Photographic transfer
For a wonderful aged effect Ola uses teabag papers (dried out and with
leaves removed) that have been dyed with a mixture of tea & burnt sienna
dye, stiffened with medium or dilute pva glue, then feeds the teabag through
her inkjet printer. Any scanned image or digital jpg file can be used. Or
she uses tea-dyed muslin ironed on to Reynolds freezer paper (available from
Spotlight & Sew simple) then feeds this through her inkjet printer.
I’ve also used the inkjet printer but using InkjetSet from the Thread
Studio. This soaking solution allows the coloured inks from your inkjet
printer to be set into the fabric.
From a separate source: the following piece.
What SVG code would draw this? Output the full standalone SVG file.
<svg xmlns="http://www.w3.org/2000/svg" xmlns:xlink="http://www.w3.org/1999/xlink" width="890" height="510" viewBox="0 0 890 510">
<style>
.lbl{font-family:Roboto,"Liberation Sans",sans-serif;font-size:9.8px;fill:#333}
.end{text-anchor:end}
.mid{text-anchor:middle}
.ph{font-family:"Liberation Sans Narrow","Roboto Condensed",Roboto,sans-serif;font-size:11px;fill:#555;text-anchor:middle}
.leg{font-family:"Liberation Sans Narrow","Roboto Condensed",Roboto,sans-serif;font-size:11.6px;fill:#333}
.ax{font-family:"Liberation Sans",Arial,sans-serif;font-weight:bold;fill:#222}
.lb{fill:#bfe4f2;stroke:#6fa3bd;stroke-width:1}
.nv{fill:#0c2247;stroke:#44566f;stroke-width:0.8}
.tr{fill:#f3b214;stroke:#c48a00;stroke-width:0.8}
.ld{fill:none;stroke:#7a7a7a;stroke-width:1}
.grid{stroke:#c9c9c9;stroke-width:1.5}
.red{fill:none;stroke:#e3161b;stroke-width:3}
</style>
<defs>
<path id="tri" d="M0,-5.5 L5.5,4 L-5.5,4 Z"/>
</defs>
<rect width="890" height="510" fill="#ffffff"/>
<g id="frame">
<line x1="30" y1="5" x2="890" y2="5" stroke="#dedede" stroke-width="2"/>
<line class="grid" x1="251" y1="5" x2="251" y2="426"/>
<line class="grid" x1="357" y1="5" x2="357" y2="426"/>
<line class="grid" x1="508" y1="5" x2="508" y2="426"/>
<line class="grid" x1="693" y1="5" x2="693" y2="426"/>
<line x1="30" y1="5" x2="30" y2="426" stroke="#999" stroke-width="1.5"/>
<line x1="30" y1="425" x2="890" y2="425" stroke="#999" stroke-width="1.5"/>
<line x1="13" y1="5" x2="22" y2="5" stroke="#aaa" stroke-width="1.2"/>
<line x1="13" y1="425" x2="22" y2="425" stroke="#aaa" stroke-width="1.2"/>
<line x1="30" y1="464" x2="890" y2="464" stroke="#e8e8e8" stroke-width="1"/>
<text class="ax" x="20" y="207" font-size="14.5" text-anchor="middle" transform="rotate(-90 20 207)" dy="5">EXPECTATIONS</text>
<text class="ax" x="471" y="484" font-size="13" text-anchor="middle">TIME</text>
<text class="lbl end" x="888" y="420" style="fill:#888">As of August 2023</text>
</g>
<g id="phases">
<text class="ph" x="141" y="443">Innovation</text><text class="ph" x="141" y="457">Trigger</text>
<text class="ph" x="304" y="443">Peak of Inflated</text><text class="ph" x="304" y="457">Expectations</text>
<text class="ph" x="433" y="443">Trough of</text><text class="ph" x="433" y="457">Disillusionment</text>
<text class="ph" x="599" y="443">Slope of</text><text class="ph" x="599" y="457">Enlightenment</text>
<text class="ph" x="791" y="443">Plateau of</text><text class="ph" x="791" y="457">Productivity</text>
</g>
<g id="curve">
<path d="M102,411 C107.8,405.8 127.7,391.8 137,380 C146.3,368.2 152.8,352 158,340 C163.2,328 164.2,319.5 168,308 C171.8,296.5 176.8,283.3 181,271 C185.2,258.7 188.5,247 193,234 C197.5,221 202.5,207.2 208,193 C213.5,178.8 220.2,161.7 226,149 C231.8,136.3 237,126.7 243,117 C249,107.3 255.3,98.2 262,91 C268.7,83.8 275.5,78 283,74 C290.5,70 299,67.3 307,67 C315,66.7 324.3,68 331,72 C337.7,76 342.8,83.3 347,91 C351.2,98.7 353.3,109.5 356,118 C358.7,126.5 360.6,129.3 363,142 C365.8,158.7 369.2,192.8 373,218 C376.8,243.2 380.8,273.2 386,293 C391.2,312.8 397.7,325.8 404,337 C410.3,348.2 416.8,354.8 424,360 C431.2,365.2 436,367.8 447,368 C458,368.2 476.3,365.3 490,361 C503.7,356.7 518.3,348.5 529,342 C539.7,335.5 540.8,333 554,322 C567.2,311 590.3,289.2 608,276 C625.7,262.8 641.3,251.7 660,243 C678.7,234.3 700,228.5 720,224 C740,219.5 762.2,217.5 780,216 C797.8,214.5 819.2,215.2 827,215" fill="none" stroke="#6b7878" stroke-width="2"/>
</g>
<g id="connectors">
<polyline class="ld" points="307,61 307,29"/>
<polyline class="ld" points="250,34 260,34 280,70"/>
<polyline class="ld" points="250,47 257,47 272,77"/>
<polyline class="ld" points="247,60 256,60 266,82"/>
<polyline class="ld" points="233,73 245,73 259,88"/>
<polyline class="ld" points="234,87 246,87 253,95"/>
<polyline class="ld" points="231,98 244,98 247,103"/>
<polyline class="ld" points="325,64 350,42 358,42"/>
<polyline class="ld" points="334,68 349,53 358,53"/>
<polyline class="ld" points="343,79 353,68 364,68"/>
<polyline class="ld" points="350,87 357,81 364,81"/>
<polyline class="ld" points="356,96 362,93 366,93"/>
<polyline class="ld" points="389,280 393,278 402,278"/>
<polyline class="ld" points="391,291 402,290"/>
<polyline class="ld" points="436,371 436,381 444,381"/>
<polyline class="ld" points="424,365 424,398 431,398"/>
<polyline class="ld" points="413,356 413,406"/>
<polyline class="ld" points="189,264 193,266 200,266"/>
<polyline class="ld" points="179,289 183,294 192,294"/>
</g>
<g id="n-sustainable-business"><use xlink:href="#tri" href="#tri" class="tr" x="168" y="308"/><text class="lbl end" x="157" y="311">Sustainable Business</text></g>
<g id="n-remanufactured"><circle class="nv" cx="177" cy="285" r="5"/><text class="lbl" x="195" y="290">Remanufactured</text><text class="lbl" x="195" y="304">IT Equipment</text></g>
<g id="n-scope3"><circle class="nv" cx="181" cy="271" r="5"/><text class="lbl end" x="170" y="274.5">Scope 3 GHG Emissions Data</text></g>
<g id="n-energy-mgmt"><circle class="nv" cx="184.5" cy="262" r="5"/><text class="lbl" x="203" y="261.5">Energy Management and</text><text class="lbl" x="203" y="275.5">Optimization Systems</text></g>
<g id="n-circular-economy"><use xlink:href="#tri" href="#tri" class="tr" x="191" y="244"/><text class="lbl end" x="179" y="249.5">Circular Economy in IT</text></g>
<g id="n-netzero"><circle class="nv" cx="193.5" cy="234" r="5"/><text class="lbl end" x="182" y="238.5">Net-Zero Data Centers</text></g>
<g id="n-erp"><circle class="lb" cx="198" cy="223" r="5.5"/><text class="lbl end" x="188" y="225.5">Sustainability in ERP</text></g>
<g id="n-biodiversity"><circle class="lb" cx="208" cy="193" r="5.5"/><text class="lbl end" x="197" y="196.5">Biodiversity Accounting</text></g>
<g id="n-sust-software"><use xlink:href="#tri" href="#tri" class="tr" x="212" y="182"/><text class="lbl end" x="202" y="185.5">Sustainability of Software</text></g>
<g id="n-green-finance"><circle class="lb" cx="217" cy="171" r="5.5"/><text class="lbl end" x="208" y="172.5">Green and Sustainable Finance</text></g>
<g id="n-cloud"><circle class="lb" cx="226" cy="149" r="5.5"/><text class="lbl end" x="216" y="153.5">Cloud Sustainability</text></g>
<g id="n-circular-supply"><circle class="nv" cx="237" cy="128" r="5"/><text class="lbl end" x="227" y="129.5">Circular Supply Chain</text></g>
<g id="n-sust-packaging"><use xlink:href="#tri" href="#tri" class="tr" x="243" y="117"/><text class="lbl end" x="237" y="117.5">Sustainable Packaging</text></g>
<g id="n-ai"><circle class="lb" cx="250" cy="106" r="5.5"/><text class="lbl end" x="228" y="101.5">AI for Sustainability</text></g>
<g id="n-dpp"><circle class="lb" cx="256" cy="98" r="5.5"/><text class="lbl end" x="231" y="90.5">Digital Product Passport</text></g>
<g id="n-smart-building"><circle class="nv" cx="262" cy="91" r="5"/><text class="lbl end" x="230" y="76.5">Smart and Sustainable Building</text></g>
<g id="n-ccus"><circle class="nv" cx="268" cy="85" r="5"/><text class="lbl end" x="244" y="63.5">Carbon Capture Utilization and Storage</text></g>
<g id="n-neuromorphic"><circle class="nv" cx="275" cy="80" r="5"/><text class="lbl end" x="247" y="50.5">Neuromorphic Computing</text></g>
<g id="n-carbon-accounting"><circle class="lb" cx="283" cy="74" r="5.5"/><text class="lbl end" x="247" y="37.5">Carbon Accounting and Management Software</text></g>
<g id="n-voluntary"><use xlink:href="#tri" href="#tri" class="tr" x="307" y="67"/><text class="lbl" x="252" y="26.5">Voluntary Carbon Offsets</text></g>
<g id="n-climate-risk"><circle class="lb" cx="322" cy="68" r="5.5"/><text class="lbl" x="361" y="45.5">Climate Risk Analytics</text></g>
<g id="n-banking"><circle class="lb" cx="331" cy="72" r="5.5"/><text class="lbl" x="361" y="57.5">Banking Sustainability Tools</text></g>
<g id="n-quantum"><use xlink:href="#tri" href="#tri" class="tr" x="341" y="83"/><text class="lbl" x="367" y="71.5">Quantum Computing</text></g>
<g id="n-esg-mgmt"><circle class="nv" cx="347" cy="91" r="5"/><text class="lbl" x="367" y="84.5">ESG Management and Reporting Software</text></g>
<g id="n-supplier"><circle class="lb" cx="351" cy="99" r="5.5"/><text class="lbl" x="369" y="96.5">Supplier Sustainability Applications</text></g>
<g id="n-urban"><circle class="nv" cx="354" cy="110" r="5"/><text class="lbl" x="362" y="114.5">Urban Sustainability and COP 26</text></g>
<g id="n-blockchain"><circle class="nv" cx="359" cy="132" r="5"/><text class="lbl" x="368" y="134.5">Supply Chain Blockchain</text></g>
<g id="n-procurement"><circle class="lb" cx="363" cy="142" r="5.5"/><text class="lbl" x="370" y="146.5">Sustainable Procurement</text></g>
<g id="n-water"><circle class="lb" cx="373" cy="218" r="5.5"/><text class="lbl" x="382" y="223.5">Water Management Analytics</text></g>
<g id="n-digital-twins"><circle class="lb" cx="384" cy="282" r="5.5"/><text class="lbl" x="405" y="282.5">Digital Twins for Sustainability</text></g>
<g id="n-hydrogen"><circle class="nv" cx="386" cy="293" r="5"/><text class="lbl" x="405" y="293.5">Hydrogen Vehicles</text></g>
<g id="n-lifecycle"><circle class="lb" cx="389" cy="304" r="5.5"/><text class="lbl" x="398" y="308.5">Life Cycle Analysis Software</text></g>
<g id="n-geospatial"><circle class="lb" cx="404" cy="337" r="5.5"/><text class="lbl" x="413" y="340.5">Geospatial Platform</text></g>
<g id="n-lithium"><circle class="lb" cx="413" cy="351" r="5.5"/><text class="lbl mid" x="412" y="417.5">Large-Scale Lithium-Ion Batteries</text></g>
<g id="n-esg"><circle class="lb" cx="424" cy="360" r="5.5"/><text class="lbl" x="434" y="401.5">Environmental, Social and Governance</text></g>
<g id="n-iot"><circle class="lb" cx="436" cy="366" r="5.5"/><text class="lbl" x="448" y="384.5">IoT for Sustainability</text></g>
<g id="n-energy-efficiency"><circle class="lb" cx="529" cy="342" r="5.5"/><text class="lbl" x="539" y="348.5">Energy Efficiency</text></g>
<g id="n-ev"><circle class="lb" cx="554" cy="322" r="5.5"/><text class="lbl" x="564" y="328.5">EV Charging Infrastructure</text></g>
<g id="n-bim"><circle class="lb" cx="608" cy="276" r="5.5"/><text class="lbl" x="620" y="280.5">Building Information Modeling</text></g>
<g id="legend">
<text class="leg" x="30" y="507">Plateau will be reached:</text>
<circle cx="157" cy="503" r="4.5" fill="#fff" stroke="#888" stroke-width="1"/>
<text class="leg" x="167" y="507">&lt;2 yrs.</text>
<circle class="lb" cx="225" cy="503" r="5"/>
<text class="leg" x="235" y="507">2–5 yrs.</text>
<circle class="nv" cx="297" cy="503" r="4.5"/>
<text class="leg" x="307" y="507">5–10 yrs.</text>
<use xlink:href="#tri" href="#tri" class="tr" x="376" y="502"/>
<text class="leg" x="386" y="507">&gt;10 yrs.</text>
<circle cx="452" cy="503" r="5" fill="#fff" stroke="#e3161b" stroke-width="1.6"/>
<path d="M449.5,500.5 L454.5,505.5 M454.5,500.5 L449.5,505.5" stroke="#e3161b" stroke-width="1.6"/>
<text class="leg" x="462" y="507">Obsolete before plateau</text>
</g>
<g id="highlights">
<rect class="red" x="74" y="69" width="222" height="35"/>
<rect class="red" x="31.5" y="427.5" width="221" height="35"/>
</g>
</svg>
I used cotton batiste which has been
attached to an A4 sheet of paper with spray-adhesive in my printer.
Chenille
Take about four layers of fabrics, cotton, silk or anything that frays well.
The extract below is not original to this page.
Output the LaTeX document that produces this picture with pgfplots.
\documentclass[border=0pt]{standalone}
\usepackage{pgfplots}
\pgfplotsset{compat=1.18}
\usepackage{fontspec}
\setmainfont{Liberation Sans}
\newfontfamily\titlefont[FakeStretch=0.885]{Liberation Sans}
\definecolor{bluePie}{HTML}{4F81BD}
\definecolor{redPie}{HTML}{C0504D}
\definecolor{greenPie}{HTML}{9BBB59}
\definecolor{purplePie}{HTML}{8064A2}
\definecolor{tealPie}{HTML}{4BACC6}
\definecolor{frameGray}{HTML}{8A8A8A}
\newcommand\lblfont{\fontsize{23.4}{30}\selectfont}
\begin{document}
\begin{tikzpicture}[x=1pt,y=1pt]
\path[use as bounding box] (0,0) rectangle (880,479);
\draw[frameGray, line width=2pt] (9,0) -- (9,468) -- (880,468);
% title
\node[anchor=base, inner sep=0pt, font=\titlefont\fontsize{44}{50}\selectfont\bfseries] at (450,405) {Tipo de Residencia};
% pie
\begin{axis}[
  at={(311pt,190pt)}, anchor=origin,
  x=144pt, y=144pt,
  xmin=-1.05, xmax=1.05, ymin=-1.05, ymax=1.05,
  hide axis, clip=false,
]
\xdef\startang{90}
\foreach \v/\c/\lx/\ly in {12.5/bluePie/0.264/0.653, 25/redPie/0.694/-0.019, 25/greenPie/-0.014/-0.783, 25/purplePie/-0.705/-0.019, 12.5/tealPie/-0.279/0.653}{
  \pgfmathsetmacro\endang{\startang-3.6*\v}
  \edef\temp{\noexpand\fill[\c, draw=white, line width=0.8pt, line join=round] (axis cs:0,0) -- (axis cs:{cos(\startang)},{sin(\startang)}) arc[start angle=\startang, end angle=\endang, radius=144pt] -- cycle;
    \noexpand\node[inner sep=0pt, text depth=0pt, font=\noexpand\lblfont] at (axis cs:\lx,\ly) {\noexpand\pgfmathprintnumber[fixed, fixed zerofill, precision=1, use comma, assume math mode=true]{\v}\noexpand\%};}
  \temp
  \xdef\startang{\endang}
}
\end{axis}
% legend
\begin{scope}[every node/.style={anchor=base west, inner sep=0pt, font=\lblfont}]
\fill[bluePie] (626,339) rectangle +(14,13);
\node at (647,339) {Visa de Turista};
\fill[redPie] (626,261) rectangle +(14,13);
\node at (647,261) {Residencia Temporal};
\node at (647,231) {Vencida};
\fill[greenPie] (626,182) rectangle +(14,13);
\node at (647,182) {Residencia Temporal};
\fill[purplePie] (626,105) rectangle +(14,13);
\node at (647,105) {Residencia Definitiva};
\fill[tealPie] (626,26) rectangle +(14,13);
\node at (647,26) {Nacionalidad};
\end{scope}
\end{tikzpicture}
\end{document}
Sew channels along the fabric the width of the foot of your sewing machine.
A special slasher that can be purchased from Addicted to fabric can then be
used to slash the fabric layers up the length of the channel sewn. Cutting
with scissors is possible but is very hard on your hands. To fray the piece
simply wash it in the machine and then tumble dry it or give it a brush with
a hard bristle brush. Loose weave fabric works well and contrasting colours
in the layers produces a very interesting effect. You could also try a
central printed motif on the bottom layer and ‘chenille’ over the top – the
motif is still visible but in a more animated way. Try sewing the channels
in contrasting directions. You could also try woven ribbons and twisted
strips of fabric. Gillian was full of interesting and inspirational
variations on the basic technique. Books she recommends are Variations in
Chenille and New Directions in Chenille by Nanette Holmberg.
Bead stringing
My tip which seemed to go down well was how to get already stranded beads
easily on to your beading thread. Take the ends of each thread and line them
up as though they were one thread. Then take some craft glue and place a dot
on your index finger. Roll the parallel threads in the glue then wait a few
minutes for the glue to dry. If you push the beads over the glued threads
very gently you’ll be able to quickly strand them onto your new thread.